**Entries provided**

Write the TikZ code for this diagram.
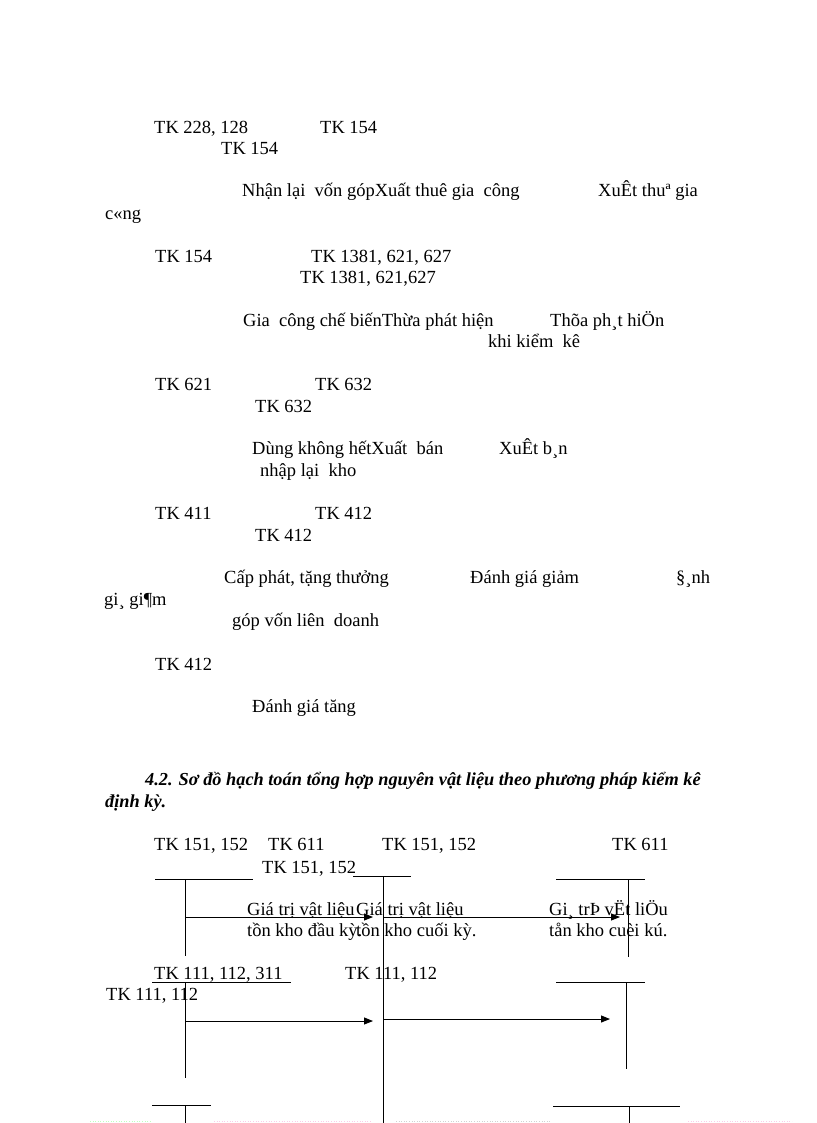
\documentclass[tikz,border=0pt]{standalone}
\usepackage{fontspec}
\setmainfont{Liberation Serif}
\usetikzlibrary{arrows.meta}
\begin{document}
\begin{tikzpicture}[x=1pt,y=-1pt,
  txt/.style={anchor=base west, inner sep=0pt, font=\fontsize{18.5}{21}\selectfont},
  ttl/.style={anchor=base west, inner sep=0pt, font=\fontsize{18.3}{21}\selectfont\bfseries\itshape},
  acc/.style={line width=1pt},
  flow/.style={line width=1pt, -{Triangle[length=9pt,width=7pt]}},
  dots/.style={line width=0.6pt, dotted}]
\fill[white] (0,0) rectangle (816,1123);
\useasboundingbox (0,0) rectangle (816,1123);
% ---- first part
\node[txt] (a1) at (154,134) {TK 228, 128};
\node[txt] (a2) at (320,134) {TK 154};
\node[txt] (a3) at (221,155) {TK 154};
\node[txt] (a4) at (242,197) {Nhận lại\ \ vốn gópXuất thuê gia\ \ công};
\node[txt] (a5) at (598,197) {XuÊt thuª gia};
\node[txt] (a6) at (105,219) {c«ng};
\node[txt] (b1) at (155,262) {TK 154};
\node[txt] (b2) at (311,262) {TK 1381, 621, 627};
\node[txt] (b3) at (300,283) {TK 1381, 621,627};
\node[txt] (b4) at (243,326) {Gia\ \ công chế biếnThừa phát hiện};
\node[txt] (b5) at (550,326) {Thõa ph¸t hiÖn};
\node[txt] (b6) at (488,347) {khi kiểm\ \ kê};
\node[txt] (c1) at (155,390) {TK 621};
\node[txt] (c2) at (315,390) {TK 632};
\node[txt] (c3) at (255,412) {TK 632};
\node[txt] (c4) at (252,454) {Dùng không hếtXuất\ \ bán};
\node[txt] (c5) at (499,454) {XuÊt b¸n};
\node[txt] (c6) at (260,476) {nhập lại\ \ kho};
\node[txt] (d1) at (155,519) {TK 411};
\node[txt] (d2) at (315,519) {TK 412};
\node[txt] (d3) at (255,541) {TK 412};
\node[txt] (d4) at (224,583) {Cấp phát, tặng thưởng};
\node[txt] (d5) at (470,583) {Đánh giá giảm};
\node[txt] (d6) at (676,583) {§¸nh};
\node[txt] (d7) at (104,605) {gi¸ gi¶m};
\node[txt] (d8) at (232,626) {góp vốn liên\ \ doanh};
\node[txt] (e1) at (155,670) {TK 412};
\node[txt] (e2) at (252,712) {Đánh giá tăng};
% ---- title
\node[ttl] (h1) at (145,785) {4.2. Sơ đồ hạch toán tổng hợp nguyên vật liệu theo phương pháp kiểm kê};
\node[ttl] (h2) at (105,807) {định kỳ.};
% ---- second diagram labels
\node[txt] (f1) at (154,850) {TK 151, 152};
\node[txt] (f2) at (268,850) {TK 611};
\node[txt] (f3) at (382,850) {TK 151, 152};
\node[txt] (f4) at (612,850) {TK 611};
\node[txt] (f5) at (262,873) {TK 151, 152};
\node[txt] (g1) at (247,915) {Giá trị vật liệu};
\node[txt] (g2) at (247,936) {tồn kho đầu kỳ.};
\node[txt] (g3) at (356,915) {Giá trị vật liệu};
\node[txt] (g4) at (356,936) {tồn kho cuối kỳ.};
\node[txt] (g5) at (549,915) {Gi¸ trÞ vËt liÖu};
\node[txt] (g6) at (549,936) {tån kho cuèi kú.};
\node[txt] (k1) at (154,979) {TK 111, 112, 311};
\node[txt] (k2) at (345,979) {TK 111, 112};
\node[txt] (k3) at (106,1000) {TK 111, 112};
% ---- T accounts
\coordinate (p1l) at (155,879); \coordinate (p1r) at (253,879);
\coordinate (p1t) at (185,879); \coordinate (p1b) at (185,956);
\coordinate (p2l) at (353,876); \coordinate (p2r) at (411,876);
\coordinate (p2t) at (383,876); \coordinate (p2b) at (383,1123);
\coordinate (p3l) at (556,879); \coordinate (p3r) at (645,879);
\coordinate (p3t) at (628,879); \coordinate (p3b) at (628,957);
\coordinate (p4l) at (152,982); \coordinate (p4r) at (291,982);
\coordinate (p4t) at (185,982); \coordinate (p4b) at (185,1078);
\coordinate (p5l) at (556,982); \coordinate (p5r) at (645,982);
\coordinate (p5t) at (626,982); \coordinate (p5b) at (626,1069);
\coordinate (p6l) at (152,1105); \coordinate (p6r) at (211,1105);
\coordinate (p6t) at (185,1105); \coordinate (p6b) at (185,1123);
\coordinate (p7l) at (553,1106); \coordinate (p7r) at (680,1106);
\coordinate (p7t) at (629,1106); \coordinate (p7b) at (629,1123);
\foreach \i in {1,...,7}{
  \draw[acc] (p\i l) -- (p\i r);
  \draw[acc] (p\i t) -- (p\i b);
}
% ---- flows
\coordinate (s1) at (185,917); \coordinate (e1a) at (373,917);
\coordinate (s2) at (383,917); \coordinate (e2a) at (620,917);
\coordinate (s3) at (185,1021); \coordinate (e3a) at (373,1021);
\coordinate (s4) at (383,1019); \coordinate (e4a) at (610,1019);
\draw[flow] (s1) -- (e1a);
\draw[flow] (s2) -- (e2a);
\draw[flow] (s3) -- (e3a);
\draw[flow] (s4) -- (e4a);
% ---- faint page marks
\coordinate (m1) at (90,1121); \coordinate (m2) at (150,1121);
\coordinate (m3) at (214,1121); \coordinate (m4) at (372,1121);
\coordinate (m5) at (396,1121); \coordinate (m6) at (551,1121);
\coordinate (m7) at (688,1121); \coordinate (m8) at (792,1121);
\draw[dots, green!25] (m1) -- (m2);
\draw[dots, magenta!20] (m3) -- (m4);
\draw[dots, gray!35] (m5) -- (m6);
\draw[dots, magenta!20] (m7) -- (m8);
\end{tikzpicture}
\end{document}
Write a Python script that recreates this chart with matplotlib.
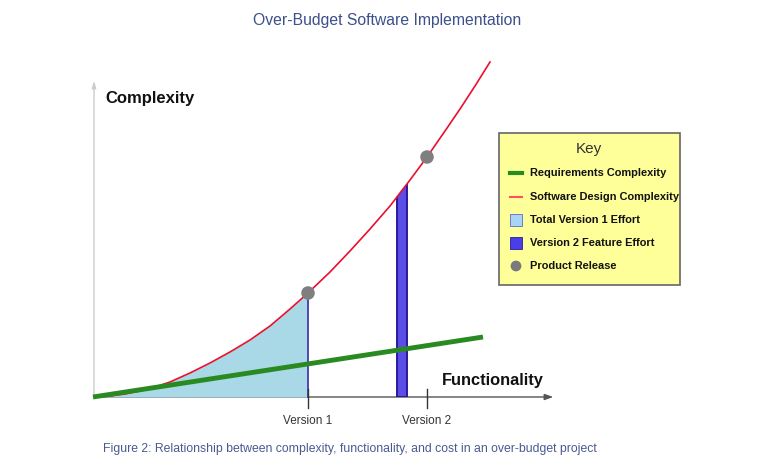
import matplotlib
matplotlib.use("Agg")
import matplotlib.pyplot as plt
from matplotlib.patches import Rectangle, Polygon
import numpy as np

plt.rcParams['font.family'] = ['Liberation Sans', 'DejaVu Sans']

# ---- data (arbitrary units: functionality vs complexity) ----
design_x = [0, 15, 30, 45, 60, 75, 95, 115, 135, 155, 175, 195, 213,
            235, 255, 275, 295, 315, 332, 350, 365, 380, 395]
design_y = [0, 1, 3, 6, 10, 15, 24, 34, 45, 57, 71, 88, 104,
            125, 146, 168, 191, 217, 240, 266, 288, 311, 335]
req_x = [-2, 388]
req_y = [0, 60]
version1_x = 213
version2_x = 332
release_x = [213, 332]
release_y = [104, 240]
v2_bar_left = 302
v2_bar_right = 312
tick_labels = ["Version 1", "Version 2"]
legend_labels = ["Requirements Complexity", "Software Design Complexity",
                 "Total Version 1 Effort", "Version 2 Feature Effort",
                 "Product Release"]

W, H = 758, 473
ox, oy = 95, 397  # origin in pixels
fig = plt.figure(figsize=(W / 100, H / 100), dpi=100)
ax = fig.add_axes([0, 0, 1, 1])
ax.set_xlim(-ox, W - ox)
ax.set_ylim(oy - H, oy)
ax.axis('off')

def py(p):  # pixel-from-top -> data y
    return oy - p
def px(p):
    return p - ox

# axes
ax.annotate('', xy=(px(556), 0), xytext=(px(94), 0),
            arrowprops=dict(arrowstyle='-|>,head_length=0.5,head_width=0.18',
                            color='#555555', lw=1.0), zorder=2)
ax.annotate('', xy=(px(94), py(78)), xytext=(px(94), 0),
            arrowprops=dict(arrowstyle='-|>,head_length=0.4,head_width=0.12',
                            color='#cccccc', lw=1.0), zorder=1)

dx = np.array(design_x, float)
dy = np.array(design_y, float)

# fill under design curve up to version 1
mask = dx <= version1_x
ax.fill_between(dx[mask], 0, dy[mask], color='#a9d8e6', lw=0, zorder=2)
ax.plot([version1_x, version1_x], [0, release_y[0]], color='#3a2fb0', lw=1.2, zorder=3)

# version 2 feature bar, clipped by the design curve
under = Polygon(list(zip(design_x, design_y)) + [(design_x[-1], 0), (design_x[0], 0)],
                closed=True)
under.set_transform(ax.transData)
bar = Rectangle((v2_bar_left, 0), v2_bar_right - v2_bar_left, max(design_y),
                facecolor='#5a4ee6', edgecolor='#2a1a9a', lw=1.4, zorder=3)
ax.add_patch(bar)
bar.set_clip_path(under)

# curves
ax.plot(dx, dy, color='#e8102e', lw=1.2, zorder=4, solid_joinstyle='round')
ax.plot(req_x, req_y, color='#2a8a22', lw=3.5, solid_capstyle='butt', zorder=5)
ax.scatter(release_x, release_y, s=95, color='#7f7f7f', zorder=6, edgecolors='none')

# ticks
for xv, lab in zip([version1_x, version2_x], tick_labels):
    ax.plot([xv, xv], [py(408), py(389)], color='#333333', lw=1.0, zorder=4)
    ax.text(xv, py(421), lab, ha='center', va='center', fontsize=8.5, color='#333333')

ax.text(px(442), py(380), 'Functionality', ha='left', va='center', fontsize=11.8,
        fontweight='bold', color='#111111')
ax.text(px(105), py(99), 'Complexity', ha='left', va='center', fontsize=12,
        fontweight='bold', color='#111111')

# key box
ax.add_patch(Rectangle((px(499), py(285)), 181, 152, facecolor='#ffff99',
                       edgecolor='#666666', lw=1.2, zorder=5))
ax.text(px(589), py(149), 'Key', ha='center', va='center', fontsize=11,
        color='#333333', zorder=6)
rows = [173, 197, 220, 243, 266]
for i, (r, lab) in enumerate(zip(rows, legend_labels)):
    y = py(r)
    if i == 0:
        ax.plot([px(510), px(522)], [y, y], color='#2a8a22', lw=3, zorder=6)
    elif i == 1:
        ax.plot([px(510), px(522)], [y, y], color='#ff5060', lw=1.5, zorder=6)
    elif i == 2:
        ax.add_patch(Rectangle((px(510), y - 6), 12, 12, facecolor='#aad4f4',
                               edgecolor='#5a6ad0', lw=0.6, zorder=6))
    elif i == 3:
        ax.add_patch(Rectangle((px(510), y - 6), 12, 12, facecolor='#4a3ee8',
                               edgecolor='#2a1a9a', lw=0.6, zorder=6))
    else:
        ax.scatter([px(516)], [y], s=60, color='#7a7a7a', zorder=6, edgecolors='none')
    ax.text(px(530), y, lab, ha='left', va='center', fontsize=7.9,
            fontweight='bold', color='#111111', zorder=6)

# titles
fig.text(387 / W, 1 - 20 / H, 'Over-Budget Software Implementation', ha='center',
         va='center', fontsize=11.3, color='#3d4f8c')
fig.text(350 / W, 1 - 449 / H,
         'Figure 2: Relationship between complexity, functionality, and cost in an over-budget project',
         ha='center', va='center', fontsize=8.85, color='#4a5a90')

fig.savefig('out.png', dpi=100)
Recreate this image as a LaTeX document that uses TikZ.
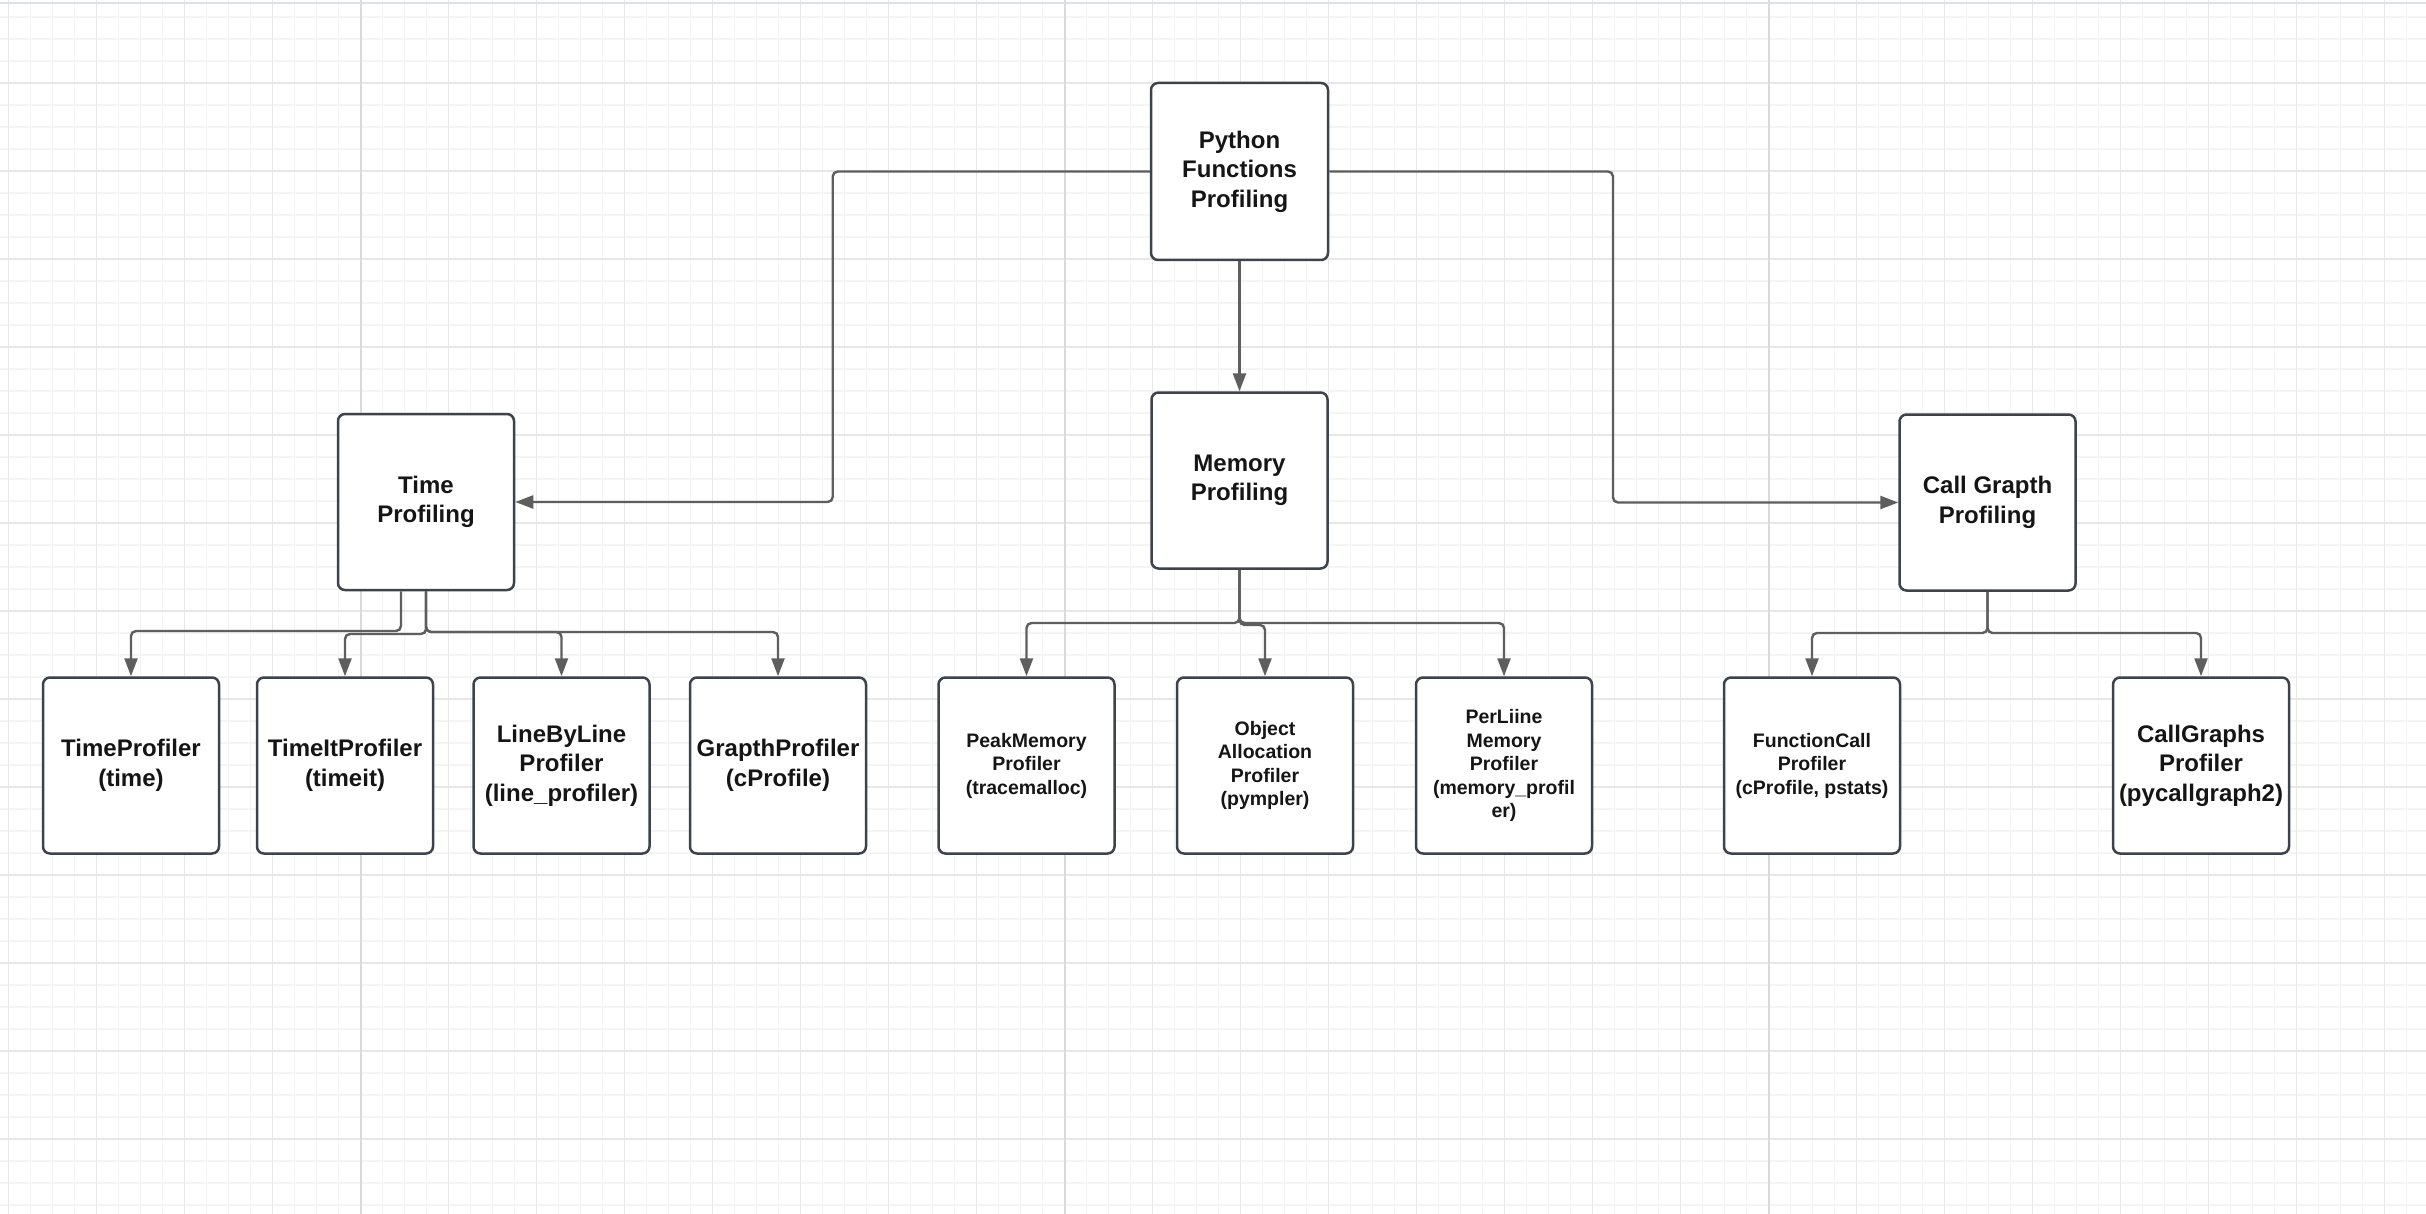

**Given request**
The lines you need run from the one containing "Write a Python" down to the one containing "plt.rcParams['font.family'] = ['Liberation"; print them exactly, both ends included, and leave out pictures.

**Result**
Write a Python script that recreates this chart with matplotlib.
import matplotlib
matplotlib.use("Agg")
import matplotlib.pyplot as plt
from matplotlib.patches import Rectangle, Polygon
import numpy as np

plt.rcParams['font.family'] = ['Liberation Sans', 'DejaVu Sans']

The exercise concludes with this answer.